Exercise aim - Show each line from the listing that includes the word "with".

Raw records
--- Begin ---
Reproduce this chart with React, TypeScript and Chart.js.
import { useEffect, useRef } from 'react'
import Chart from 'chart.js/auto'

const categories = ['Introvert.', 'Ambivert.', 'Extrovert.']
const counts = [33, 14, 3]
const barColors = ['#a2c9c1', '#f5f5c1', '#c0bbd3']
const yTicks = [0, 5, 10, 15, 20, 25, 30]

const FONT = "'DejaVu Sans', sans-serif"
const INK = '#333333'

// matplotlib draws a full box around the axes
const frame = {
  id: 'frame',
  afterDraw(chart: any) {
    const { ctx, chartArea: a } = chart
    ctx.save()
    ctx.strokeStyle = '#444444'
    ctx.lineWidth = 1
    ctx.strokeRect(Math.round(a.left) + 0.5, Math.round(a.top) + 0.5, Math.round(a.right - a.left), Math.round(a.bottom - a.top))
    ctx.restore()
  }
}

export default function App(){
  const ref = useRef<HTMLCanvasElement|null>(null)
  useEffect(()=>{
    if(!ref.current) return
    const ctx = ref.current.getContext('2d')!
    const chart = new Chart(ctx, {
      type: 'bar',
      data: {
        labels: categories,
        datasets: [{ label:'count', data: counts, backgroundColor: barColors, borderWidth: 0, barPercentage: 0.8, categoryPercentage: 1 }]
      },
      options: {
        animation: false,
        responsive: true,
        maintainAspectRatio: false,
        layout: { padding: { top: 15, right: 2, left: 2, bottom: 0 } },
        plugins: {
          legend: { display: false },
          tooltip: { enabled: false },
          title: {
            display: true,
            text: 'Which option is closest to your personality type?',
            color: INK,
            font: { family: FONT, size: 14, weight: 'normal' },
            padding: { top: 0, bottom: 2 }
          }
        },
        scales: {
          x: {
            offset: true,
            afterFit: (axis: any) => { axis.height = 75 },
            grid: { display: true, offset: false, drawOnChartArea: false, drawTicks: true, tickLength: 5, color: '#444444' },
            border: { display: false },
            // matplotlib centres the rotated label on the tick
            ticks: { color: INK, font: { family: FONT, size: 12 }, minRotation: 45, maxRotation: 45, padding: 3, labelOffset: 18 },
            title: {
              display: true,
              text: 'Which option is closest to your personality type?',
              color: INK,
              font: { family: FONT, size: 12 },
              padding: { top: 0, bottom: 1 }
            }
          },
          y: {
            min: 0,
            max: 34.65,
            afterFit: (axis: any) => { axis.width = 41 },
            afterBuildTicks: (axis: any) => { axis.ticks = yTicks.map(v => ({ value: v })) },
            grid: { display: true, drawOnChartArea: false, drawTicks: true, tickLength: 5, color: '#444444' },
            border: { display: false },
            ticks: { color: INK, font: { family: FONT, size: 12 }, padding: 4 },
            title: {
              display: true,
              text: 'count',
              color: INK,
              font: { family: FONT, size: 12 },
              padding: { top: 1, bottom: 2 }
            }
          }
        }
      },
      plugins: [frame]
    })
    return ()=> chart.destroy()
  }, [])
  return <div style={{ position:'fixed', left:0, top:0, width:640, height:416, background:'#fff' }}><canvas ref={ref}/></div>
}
--- End ---
--- Begin ---
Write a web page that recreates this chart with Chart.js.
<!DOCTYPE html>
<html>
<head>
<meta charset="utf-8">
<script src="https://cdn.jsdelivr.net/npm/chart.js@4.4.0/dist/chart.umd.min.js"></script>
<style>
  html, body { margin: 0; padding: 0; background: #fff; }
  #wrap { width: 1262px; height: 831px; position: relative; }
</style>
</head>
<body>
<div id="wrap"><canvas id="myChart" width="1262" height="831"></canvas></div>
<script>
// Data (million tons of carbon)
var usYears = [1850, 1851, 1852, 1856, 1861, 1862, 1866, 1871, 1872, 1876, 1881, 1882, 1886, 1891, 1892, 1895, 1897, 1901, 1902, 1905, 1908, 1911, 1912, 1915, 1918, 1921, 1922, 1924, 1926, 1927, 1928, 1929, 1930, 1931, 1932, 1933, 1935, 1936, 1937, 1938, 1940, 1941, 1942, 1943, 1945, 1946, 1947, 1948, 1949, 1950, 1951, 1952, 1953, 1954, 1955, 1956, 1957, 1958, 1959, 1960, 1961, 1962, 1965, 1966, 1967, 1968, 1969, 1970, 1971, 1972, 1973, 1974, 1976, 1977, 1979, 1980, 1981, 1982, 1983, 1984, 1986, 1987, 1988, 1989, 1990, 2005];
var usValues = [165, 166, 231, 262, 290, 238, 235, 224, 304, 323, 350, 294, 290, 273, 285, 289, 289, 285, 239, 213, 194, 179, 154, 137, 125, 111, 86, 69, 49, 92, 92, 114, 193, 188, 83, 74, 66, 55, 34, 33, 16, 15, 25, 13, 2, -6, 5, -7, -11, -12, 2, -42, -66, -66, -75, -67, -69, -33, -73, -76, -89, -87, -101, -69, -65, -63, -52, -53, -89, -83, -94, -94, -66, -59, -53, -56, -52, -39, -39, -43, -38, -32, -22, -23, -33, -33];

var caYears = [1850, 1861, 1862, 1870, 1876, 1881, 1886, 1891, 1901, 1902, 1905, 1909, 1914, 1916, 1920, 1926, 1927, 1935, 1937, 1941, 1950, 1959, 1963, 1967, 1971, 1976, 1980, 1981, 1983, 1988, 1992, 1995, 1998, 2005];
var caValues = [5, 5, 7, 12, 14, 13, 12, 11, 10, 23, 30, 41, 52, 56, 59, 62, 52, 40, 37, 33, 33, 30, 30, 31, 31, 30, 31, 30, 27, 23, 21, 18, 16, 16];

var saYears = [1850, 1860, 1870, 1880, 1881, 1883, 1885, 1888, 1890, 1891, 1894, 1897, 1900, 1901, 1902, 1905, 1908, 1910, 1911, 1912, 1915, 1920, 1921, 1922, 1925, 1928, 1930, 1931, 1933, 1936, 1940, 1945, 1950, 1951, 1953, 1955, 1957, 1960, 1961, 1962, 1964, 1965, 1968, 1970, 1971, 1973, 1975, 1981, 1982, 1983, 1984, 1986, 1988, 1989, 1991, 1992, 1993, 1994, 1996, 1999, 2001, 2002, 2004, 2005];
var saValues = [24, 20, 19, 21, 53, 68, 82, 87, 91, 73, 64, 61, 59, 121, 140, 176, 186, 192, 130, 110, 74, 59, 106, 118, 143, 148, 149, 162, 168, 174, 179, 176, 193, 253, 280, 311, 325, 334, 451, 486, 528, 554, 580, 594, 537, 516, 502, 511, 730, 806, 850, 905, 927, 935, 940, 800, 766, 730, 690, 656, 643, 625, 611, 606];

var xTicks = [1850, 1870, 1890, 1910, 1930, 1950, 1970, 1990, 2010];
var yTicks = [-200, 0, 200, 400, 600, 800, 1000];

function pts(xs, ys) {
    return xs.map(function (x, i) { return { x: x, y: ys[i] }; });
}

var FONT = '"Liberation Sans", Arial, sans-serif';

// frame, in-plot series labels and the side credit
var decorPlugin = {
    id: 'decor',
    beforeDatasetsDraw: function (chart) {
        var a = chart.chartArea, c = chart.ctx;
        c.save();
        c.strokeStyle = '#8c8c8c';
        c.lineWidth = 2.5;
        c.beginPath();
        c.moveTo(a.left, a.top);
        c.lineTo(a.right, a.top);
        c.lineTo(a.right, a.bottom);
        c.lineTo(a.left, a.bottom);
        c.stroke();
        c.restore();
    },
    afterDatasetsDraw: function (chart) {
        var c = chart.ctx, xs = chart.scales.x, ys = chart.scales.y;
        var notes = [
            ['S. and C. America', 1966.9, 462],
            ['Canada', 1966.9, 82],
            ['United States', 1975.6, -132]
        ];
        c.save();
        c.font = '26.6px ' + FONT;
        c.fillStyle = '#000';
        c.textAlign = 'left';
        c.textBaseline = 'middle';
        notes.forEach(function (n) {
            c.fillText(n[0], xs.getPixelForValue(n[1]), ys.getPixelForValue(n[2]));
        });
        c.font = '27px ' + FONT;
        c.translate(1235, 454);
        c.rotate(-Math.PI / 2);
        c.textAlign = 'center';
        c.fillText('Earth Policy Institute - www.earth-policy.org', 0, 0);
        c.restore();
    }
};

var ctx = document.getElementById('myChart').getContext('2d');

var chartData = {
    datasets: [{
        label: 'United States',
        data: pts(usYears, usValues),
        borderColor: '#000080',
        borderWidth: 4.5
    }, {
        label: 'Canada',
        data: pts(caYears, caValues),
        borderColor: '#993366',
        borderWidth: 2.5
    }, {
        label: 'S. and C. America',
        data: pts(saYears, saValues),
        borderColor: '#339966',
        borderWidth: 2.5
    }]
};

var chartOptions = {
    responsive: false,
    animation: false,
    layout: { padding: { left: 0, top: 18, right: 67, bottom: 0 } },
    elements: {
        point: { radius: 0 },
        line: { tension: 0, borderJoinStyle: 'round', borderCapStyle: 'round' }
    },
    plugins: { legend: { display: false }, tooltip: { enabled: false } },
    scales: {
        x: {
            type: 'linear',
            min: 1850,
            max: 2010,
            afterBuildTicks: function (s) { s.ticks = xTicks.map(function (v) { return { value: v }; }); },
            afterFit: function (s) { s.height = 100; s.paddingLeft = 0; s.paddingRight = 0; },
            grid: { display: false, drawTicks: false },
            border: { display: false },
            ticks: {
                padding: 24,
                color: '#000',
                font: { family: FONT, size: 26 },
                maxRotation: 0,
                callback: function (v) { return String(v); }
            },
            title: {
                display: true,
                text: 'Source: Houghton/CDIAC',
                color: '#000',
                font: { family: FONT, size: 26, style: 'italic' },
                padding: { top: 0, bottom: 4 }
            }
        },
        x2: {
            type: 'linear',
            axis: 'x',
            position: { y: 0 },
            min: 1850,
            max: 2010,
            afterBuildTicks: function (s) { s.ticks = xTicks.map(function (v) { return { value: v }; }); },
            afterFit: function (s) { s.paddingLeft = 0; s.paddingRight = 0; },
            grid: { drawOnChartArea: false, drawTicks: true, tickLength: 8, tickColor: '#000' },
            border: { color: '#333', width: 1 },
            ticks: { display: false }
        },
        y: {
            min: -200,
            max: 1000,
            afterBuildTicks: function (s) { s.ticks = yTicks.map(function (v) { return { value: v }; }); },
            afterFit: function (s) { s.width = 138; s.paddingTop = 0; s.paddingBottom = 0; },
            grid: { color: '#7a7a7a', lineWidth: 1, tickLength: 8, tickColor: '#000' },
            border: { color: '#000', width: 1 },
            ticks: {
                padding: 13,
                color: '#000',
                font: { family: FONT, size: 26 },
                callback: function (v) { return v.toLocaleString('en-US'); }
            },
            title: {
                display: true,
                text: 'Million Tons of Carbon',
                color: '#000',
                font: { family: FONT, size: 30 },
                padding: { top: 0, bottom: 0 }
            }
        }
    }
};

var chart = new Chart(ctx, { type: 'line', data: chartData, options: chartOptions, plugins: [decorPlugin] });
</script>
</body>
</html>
--- End ---
Answer to this task -
Reproduce this chart with React, TypeScript and Chart.js.
Write a web page that recreates this chart with Chart.js.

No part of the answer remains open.